Old Hollywood veteran Richard Brooks, best known for such
genre classics as Blackboard Jungle, Cat on a Hot Tin Roof, Elmer
Gantry and Truman Capote’s In Cold Blood, was already a renowned and
well regarded industry master by the time he arrived on his searing and
unforgettable adaptation of Judith Rossner’s 1975 novel of the same name Looking
for Mr. Goodbar.
Loosely inspired by
a true crime story involving the death of a schoolteacher in 1973, this
intensely director-driven jet-black masterwork of bleak and realistic 70s
cinema was one of two of actress Diane Keaton’s most memorable performances as
an actress in a role you’ve never seen her in before or since. While most of her pictures now are synonymous
with user friendly romantic comedies for nice old ladies, there was a time when
Keaton in the prime of her youth dove naked and unafraid into the depths of confrontational,
disturbing filmmaking that starts out on a note of unease before gradually
working its way towards a jugular bite. I
never knew she had it in her to be in a film that leaves scars.
The movie is
constantly jolting us back and forth in this way so we’re really not always
sure if our feet are resting on firm or fertile ground. Then there’s the use of strobing which seems
to have found its way decades later into the jolting, unforgettable finale of
David Lynch’s Twin Peaks: Fire Walk with Me. The technique was in its infancy in movies,
only really being used a couple years later in Alien, but here its presence
plays like a bad omen, a harbinger of things to come.
Visually the film is stunningly precisely composed, often
shot in dimly lit smokey bars and clubs in soft focus by William A. Fraker who
was nominated for an Academy Award for his work on the film and he captures the
stark differences between her upstanding daytime image and the neon drenched netherworlds
of the sex clubs and porno theaters she mingles in an out of looking and
searching endlessly for satisfaction to an insatiable impulse.
Artie Kane’s mournful, frankly depressing
original score paints a picture of an unhappy woman wallowing in a Hell entirely
of her making, though a chunk of the film’s soundtrack consists of needle drops
including but not limited to Boz Scaggs, The Commodores, Bill Withers and Diana
Ross, making this soundtrack album somewhat interchangeable with Boogie
Nights’ two soundtrack albums.
Acting wise, this is a firestorm spearheaded by an actress
which, frankly, I didn’t know she had it in her. People who only know her recent cutesy
vanilla romcom roles are in for a brutal, furious shock. Not only does she use every aspect and
feature of her body in a very physically demanding performance of this sex
starved woman, she conjures up some dark emotional weathers that are startling
to behold once unleashed.
Take for
instance her locking of horns with her dominant but devoted father and the two
spar in a fierce shouting match. Seeing
Keaton in the heat of fury reminded me of Beatrice Straight’s still searing
Oscar win for Network as a beleaguered wife who lays down the law with
her cheating husband played by William Holden.
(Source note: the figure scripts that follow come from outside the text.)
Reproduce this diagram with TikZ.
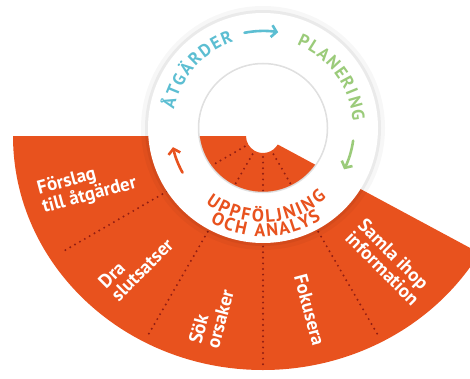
\documentclass[tikz,border=0pt]{standalone}
\usepackage{fontspec}
\setmainfont{PT Sans}
\usetikzlibrary{calc, arrows.meta}
\definecolor{fanorange}{RGB}{232,82,30}
\definecolor{dotred}{RGB}{145,30,18}
\definecolor{ringblue}{RGB}{92,190,210}
\definecolor{ringgreen}{RGB}{155,203,122}

\begin{document}
\begin{tikzpicture}[x=1pt, y=1pt,
    fantext/.style={text=white, font=\bfseries\fontsize{19}{18}\selectfont, align=left, inner sep=0pt},
    ringtop/.style={font=\bfseries\fontsize{17.5}{17.5}\selectfont, inner sep=0pt, anchor=base},
    ringbottom/.style={text=fanorange, font=\bfseries\fontsize{18}{18}\selectfont, inner sep=0pt, anchor=base},
    ringarrow/.style={line width=2.6pt, line cap=round, -{Straight Barb[length=5pt, width=12pt, line width=2.6pt]}},
    dotline/.style={draw=dotred, line width=2.2pt, line cap=round, dash pattern=on 0pt off 5.6pt}]
    \clip (0,0) rectangle (470,378);
    \coordinate (ringc) at (263,250);
    \coordinate (fanc) at (263,242);

    % orange fan
    \fill[fanorange] ($(fanc)+(180:17)$) -- ($(fanc)+(180:250)$)
        arc[start angle=180, end angle=330, x radius=250, y radius=234]
        -- ($(fanc)+(330:17)$) arc[start angle=330, end angle=180, radius=17] -- cycle;
    \draw[dotline] ($(fanc)+(210:21)$) -- ($(fanc)+(210:229)$);
    \draw[dotline] ($(fanc)+(240:21)$) -- ($(fanc)+(240:231)$);
    \draw[dotline] ($(fanc)+(270:21)$) -- ($(fanc)+(270:229)$);
    \draw[dotline] ($(fanc)+(300:21)$) -- ($(fanc)+(300:229)$);

    \node[fantext, rotate=15] (forslag) at ($(fanc)+(196:183)$) {Förslag\\till åtgärder};
    \node[fantext, rotate=45] (dra) at ($(fanc)+(225:180)$) {Dra\\slutsatser};
    \node[fantext, rotate=75] (sok) at ($(fanc)+(254:188)$) {Sök\\orsaker};
    \node[fantext, rotate=-75] (fokusera) at ($(fanc)+(285:180)$) {Fokusera};
    \node[fantext, rotate=-45] (samla) at ($(fanc)+(315:178)$) {Samla ihop\\information};

    % white ring
    \fill[black, opacity=0.03, even odd rule] (ringc) circle (122) (ringc) circle (64);
    \fill[black, opacity=0.05, even odd rule] (ringc) circle (118) (ringc) circle (64);
    \fill[white, even odd rule] (ringc) circle (115) (ringc) circle (64);
    \draw[black!20, line width=1.5pt, opacity=0.6] (ringc) circle (64.5);

    % ring labels, letter by letter
    \foreach \ch/\ang [count=\i] in {Å/165, T/157.6, G/150.1, Ä/142.3, R/134.6, D/126.8, E/119.3, R/112.1}
        \node[ringtop, text=ringblue, rotate=\ang-90] (atg\i) at ($(ringc)+(\ang:90.9)$) {\ch};
    \foreach \ch/\ang [count=\i] in {P/64.8, L/57.8, A/50.7, N/42.8, E/35.4, R/28.2, I/22.1, N/15.6, G/7.7}
        \node[ringtop, text=ringgreen, rotate=\ang-90] (plan\i) at ($(ringc)+(\ang:89.9)$) {\ch};
    \foreach \ch/\ang [count=\i] in {U/236, P/244, P/251.6, F/258.9, Ö/266.8, L/274.6, J/280.5, N/287.4, I/294, N/300.6, G/309}
        \node[ringbottom, rotate=\ang+90] (upp\i) at ($(ringc)+(\ang:94.3)$) {\ch};
    \foreach \ch/\ang [count=\i] in {O/244, C/250.8, H/257.6, A/268.3, N/275.2, A/282, L/288.1, Y/294, S/300}
        \node[ringbottom, rotate=\ang+90] (och\i) at ($(ringc)+(\ang:108.3)$) {\ch};

    \draw[ringarrow, ringblue] ($(ringc)+(101:97)$) arc[start angle=101, end angle=81, radius=97];
    \draw[ringarrow, ringgreen] ($(ringc)+(-8:91)$) arc[start angle=-8, end angle=-27, radius=91];
    \draw[ringarrow, fanorange] ($(ringc)+(209:92)$) arc[start angle=209, end angle=192, radius=92];
\end{tikzpicture}
\end{document}
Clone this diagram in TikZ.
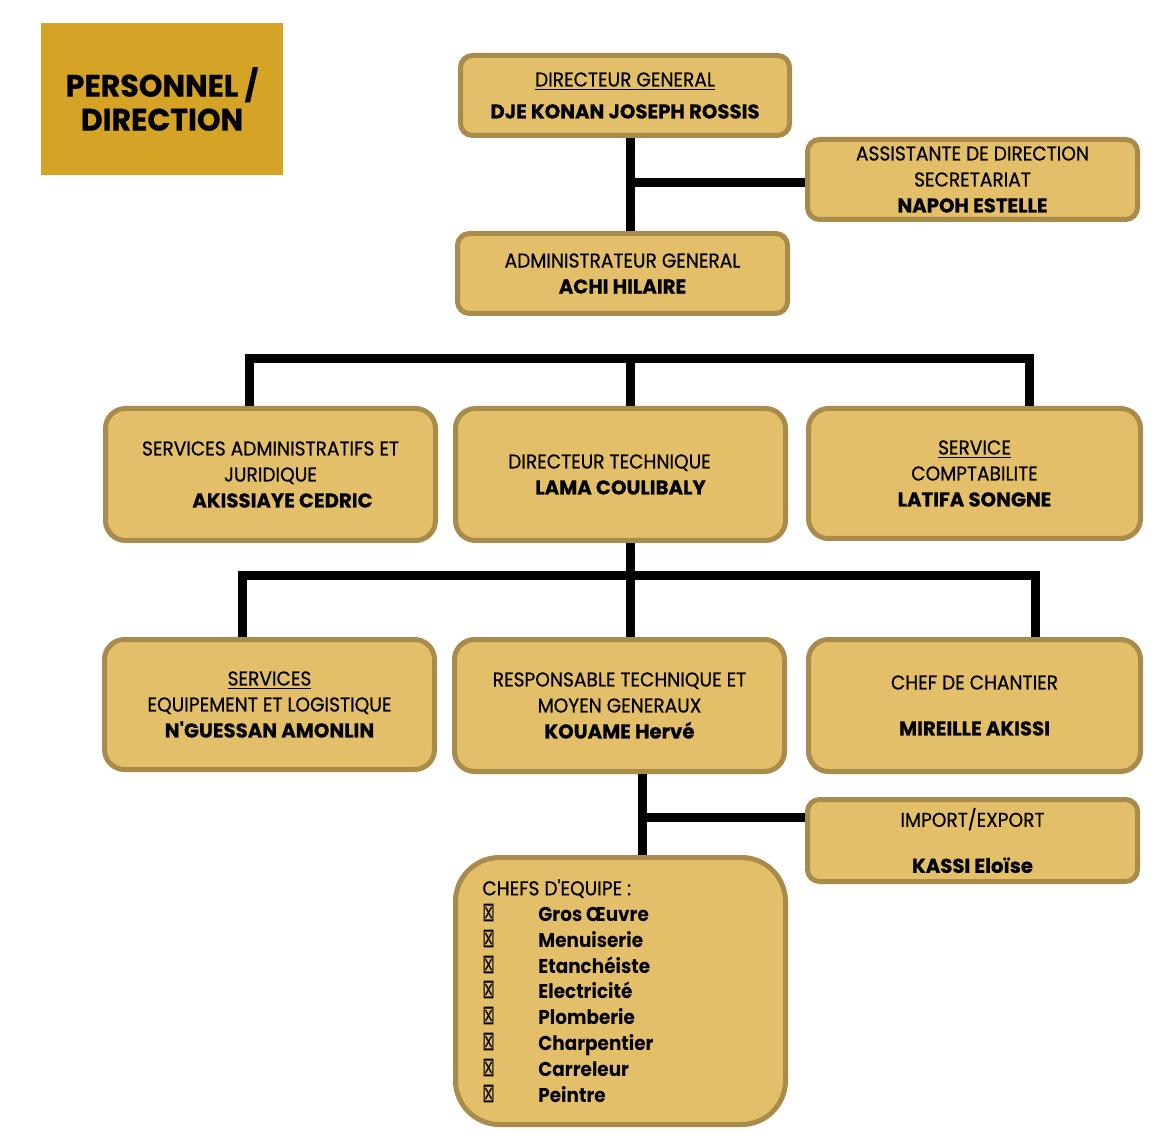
\documentclass[tikz,border=0pt]{standalone}
\usepackage{fontspec}
\setmainfont{Poppins}
\newfontfamily\popR[FakeStretch=0.93,FakeBold=0.6]{Poppins}
\newfontfamily\popB[FakeStretch=0.985,FakeBold=0.5]{Poppins}
\newfontfamily\popI[FakeStretch=0.92]{Poppins}
\newfontfamily\popT[FakeBold=0.6,FakeStretch=0.97]{Poppins}
\newfontfamily\dejavu{DejaVu Sans}
\definecolor{titlefill}{RGB}{213,163,38}
\definecolor{boxfill}{RGB}{227,191,106}
\definecolor{boxline}{RGB}{169,139,76}
\newcommand{\nm}[1]{{\popB\bfseries #1}}
\newcommand{\itm}[1]{{\popI\bfseries #1}}
\newcommand{\bul}{\makebox[28pt][l]{\dejavu\scalebox{0.75}[1.35]{⊠}}}
\tikzset{
  orgbox/.style={draw=boxline, fill=boxfill, line width=2.5pt, rounded corners=6pt,
    minimum width=164.5pt, minimum height=40pt, align=center, inner sep=0pt,
    font=\popR\fontsize{10}{13}\selectfont, text=black},
  bigbox/.style={orgbox, rounded corners=10pt, minimum height=66pt},
  link/.style={draw=black, line width=4.5pt}
}
\begin{document}
\begin{tikzpicture}[x=0.5pt,y=-0.5pt]
\useasboundingbox[fill=white] (0,0) rectangle (1176,1143);
% title
\node[fill=titlefill, minimum width=121pt, minimum height=76pt, inner sep=0pt, align=center,
  font=\popT\bfseries\fontsize{15.5}{17}\selectfont] (title) at (162,99) {PERSONNEL /\\DIRECTION};
% top
\node[orgbox] (dg) at (625,95.5) {\underline{DIRECTEUR GENERAL}\\[3pt]\nm{DJE KONAN JOSEPH ROSSIS}};
\node[orgbox, minimum width=165pt] (asst) at (972.5,179.5) {ASSISTANTE DE DIRECTION\\SECRETARIAT\\\nm{NAPOH ESTELLE}};
\node[orgbox, minimum width=165pt] (ag) at (622.5,273.5) {ADMINISTRATEUR GENERAL\\\nm{ACHI HILAIRE}};
% row 2
\node[bigbox, minimum width=165pt] (saj) at (270.5,474.5) {SERVICES ADMINISTRATIFS ET\\JURIDIQUE\\\hspace*{12pt}\nm{AKISSIAYE CEDRIC}};
\node[bigbox, minimum width=165pt] (dt) at (620.5,474.5) {DIRECTEUR TECHNIQUE\hspace*{11pt}\\\nm{LAMA COULIBALY}};
\node[bigbox, minimum width=166pt, minimum height=65pt] (sc) at (974.5,473.5) {\underline{SERVICE}\\COMPTABILITE\\\nm{LATIFA SONGNE}};
% row 3
\node[bigbox, minimum width=165pt, minimum height=65pt] (sel) at (269.5,704.5) {\underline{SERVICES}\\EQUIPEMENT ET LOGISTIQUE\\\nm{N'GUESSAN AMONLIN}};
\node[bigbox, minimum width=165pt] (rt) at (619.5,705.5) {RESPONSABLE TECHNIQUE ET\\MOYEN GENERAUX\\\nm{KOUAME Hervé}};
\node[bigbox, minimum width=166pt] (cc) at (974.5,705.5) {CHEF DE CHANTIER\\[10pt]\nm{MIREILLE AKISSI}};
\node[orgbox, minimum width=165pt, minimum height=41pt] (ie) at (972.5,840.5) {IMPORT/EXPORT\\[10pt]\nm{KASSI Eloïse}};
% chefs
\node[orgbox, rounded corners=22pt, minimum width=165pt, minimum height=133.5pt] (chefs) at (620.5,991) {};
\node[anchor=north west, inner sep=0pt, align=left, font=\popR\fontsize{10}{12.95}\selectfont] (chefstext) at (482,879)
 {CHEFS D'EQUIPE :\\
  \bul\itm{Gros Œuvre}\\
  \bul\itm{Menuiserie}\\
  \bul\itm{Etanchéiste}\\
  \bul\itm{Electricité}\\
  \bul\itm{Plomberie}\\
  \bul\itm{Charpentier}\\
  \bul\itm{Carreleur}\\
  \bul\itm{Peintre}};
% connectors
\coordinate (j1) at (630,183);
\draw[link] (dg.south -| j1) -- (ag.north -| j1);
\draw[link] (j1) -- (asst.west |- j1);
\coordinate (b1l) at (249,359);
\coordinate (b1m) at (630,359);
\coordinate (b1r) at (1029,359);
\draw[link] (saj.north -| b1l) -- (b1l) -- (b1r) -- (sc.north -| b1r);
\draw[link] (b1m) -- (dt.north -| b1m);
\coordinate (b2l) at (242,575);
\coordinate (b2m) at (630,575);
\coordinate (b2r) at (1035,575);
\draw[link] (dt.south -| b2m) -- (rt.north -| b2m);
\draw[link] (sel.north -| b2l) -- (b2l) -- (b2r) -- (cc.north -| b2r);
\coordinate (j3) at (642,817);
\draw[link] (rt.south -| j3) -- (chefs.north -| j3);
\draw[link] (j3) -- (ie.west |- j3);
\end{tikzpicture}
\end{document}
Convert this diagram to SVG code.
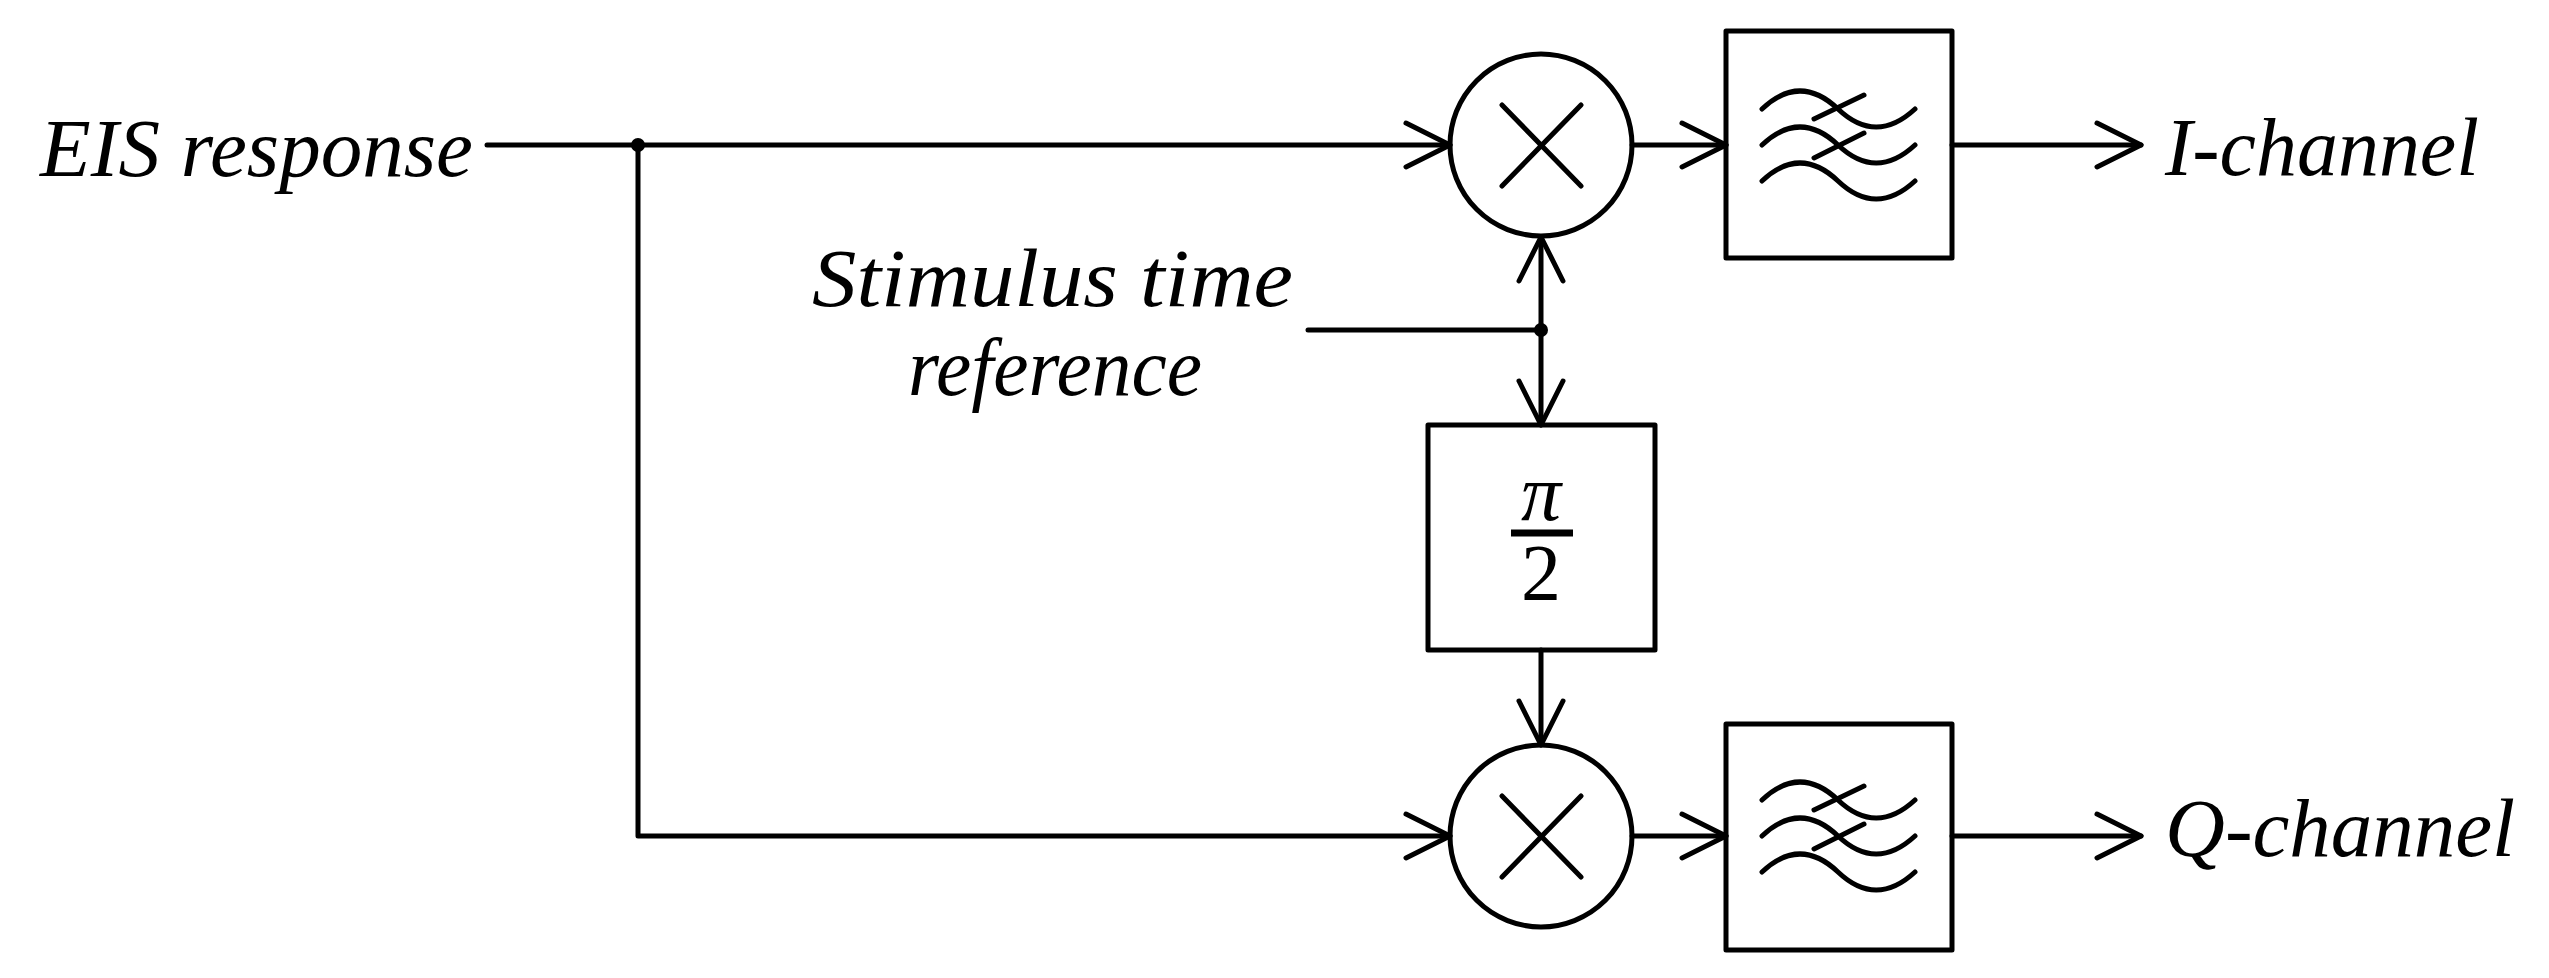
<svg xmlns="http://www.w3.org/2000/svg" width="2549" height="978" viewBox="0 0 2549 978">
<style>
.s{fill:none;stroke:#000;stroke-width:5;stroke-linecap:round;stroke-linejoin:round}
.t{font-family:"Liberation Serif",serif;font-style:italic;font-size:82px;fill:#000}
.m{font-family:"Liberation Serif",serif;font-size:80px;fill:#000}
</style>
<defs>
<marker id="a" markerUnits="userSpaceOnUse" markerWidth="60" markerHeight="60" viewBox="-50 -30 60 60" refX="0" refY="0" orient="auto">
<path d="M-44,-22 L0,0 L-44,22" fill="none" stroke="#000" stroke-width="5" stroke-linecap="round" stroke-linejoin="round"/>
</marker>
<g id="wave">
<path class="s" d="M1762,109 Q1800,73 1838,109 T1915,109"/>
<path class="s" d="M1762,145 Q1800,109 1838,145 T1915,145"/>
<path class="s" d="M1762,181 Q1800,145 1838,181 T1915,181"/>
<path class="s" d="M1814,119 L1864,95 M1814,158 L1864,133"/>
</g>
</defs>
<g id="labels">
<text class="t" x="40" y="176" textLength="433" lengthAdjust="spacingAndGlyphs">EIS response</text>
<text class="t" x="812" y="306" textLength="481" lengthAdjust="spacingAndGlyphs">Stimulus time</text>
<text class="t" x="908" y="395" textLength="294" lengthAdjust="spacingAndGlyphs">reference</text>
<text class="t" x="2165" y="175" textLength="314" lengthAdjust="spacingAndGlyphs">I-channel</text>
<text class="t" x="2165" y="856" textLength="350" lengthAdjust="spacingAndGlyphs">Q-channel</text>
</g>
<g id="mixer-top">
<circle class="s" cx="1541" cy="145" r="91"/>
<path class="s" d="M1502,105 L1581,186 M1581,105 L1502,186"/>
</g>
<g id="mixer-bottom">
<circle class="s" cx="1541" cy="836" r="91"/>
<path class="s" d="M1502,796 L1581,877 M1581,796 L1502,877"/>
</g>
<g id="filter-top">
<rect class="s" x="1726" y="31" width="226" height="227"/>
<use href="#wave"/>
</g>
<g id="filter-bottom">
<rect class="s" x="1726" y="724" width="226" height="226"/>
<use href="#wave" transform="translate(0,691)"/>
</g>
<g id="phase">
<rect class="s" x="1428" y="425" width="227" height="225"/>
<text class="m" x="1541" y="520" text-anchor="middle" font-style="italic">π</text>
<line x1="1511" y1="533" x2="1573" y2="533" stroke="#000" stroke-width="7"/>
<text class="m" x="1541" y="600" text-anchor="middle">2</text>
</g>
<g id="connectors">
<path class="s" d="M487,145 L1450,145" marker-end="url(#a)"/>
<path class="s" d="M638,145 L638,836 L1450,836" marker-end="url(#a)"/>
<circle cx="638" cy="145" r="7" fill="#000"/>
<path class="s" d="M1308,330 L1541,330"/>
<circle cx="1541" cy="330" r="7" fill="#000"/>
<path class="s" d="M1541,330 L1541,237" marker-end="url(#a)"/>
<path class="s" d="M1541,330 L1541,425" marker-end="url(#a)"/>
<path class="s" d="M1541,650 L1541,745" marker-end="url(#a)"/>
<path class="s" d="M1632,145 L1726,145" marker-end="url(#a)"/>
<path class="s" d="M1632,836 L1726,836" marker-end="url(#a)"/>
<path class="s" d="M1952,145 L2141,145" marker-end="url(#a)"/>
<path class="s" d="M1952,836 L2141,836" marker-end="url(#a)"/>
</g>
</svg>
From her angry eyes to her resolute delivery of her lines, you feel this
woman’s passion and it’s a testament to Keaton’s uncharted abilities as an
actress. A shame she hung her hat in
recent years as she is sheer fire in this film.
The screen
introductions for Richard Gere, LeVar Burton and Tom Berenger, the film
launched many careers despite being among the director’s last great
movies. Serving as the inspiration for
Frank Zappa’s Dancin’ Fool as well as name drops from Weird Al, Madonna
and The Simpsons, Looking for Mr. Goodbar possessed that same uncompromising
regard for carrying the story out logically rather than how audiences would
want it as Friedkin’s The Exorcist or even further back Peckinpah’s Straw
Dogs.
Raw, painful and like a wild animal’s claw slashing across
the face, Looking for Mr. Goodbar despite the success and accolades
sadly drifted back into obscurity and is mostly known to moviegoers now by
reputation rather than actual viewing of the film. A shame because like it or not, Brooks’ film
led by Keaton’s brave and daring performance still has the power to shock and
appall viewers and has lost none of its ferocity, melancholy or anger to
time.
A classy, ornate film about
desultory sexual obsession and/or addiction, a true crime story with the names
changed to protect the innocent, and a truly great performance from, yes, one
of the industry’s most gifted actresses, Looking for Mr. Goodbar now on
the streaming service Paramount+ has a chance to be recognized by modern
filmgoers for the indefatigable, shocking masterpiece of 70s cinema from one of
Old Hollywood’s most gifted purveyors that it is. Few if any movies about self-destructive
female sexual liberation have this kind of brass knuckled sucker punch
emotional power. One thing is for sure,
this will stay with you for a really very long time.